Glossary of Terms



Harper’s Bible Dictionary

edited by Paul J. Achtemier (San Francisco: Harper and Row, 1985)

You are strongly recommended to add to your library the excellent revised edition of Harper's Bible Dictionary titled, The Harper Collins Bible Dictionary, Revised Edition [book review], edited by Paul J. Achtemeier, with the Society of Biblical Literature (NY: Harper Collins, 1996). It is currently the best one-volume Bible dictionary in English, and it is available at Border's Books, Christian Science Reading Rooms,, or

Laban (Heb., ‘white’ or ‘pale’).

1 An unknown location east of the Jordan connected with the Israelites’ wilderness wandering (Deut. 1:1); some scholars identify it with Libnah (Num. 33:20).

2 A member of Abraham’s ancestral family through Nahor, Abraham’s brother; he was the brother of Rebekah and father of Leah and Rachel (Gen. 24:24, 29; 29:16). His home was near Haran in Paddan-aram (or Aram-naharaim, ‘the river country’), the upper region of the land lying between the Tigris and Euphrates rivers (upper Mesopotamia); he and his father are both called Aramaeans (‘Syrians’ in some versions; Gen. 24:10; 25:20; 27:43).

Laban’s greedy nature and subsequent role in the patriarchal narratives are aptly foreshadowed in his first introduction into the story where his lavish and servile greeting of Abraham’s servant was prompted by the sight of the gifts (Gen. 24:29-32). Laban is encountered later in the narrative as Rebekah sends Jacob to the ancestral home at Haran to escape the anger of Esau and to find a wife from among the family clan group of Laban (Gen. 27:43-28:5). Laban’s covetous nature is fully revealed in his rather uneven bargain with Jacob of seven years labor for Rachel and his subsequent deception in tricking Jacob into another seven years labor (Gen. 29:1-30). However, he finally outwitted himself in agreeing to give Jacob the oddly marked livestock; thinking to take advantage of Jacob again, he found himself with dwindling herds as Jacob shrewdly used his knowledge of animal husbandry to carry out the poetic justice of God (Gen. 30:25-43).

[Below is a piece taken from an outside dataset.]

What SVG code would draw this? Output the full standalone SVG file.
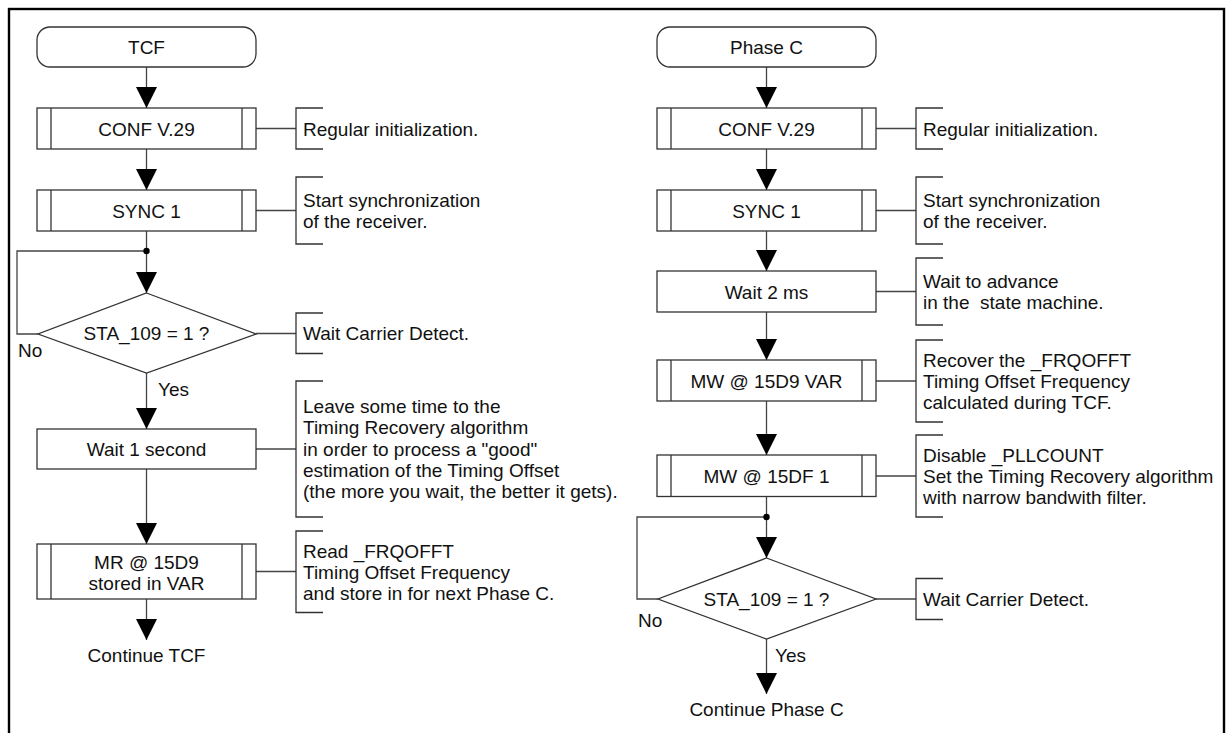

Laban’s anger at Jacob’s secret departure for Canaan was, no doubt, partly caused by the prospect of losing his daughters, much of what he considered to be his flocks, and the cheap labor of Jacob, all of which amounted to a breaking up of the family unit to which Jacob had willingly attached himself. But Laban was also concerned over the theft of the household idols (teraphim). These were more than just pagan images; they were tribal or clan symbols of ownership whose possession gave title to the family inheritance. Tablets found at the Hurrian city of Nuzi illustrate and confirm much of the legal and social background of this narrative. According to the customs portrayed in these tablets, Laban adopted his son-in-law as legal heir since, at that time, he had no male children. Jacob then had a right to the teraphim and the family inheritance, unless Laban had sons of his own who would then have precedence. Sons were later born to Laban, so neither Jacob nor Rachel had a legal right to the idols or inheritance and Laban was understandably upset over their disappearance (Gen. 31:22-30). The final parting of Laban and Jacob at Mizpah symbolizes the break between the Hebrews and their ancestral homeland in Aram and probably also reflects an ancient treaty of nonaggression between the two peoples (Gen. 31:43-55).

In the entire narrative Laban is characterized as greedy and devious and many scholars see the development of his character in the story as a satire aimed at the Aramaeans. On another level, the defeat of Laban, who seemed to have the upper hand initially, is attributed to the action of God, who used even the devious Aramaean to fulfill his divine purpose for his people (Gen. 31:5-13, 24, 42).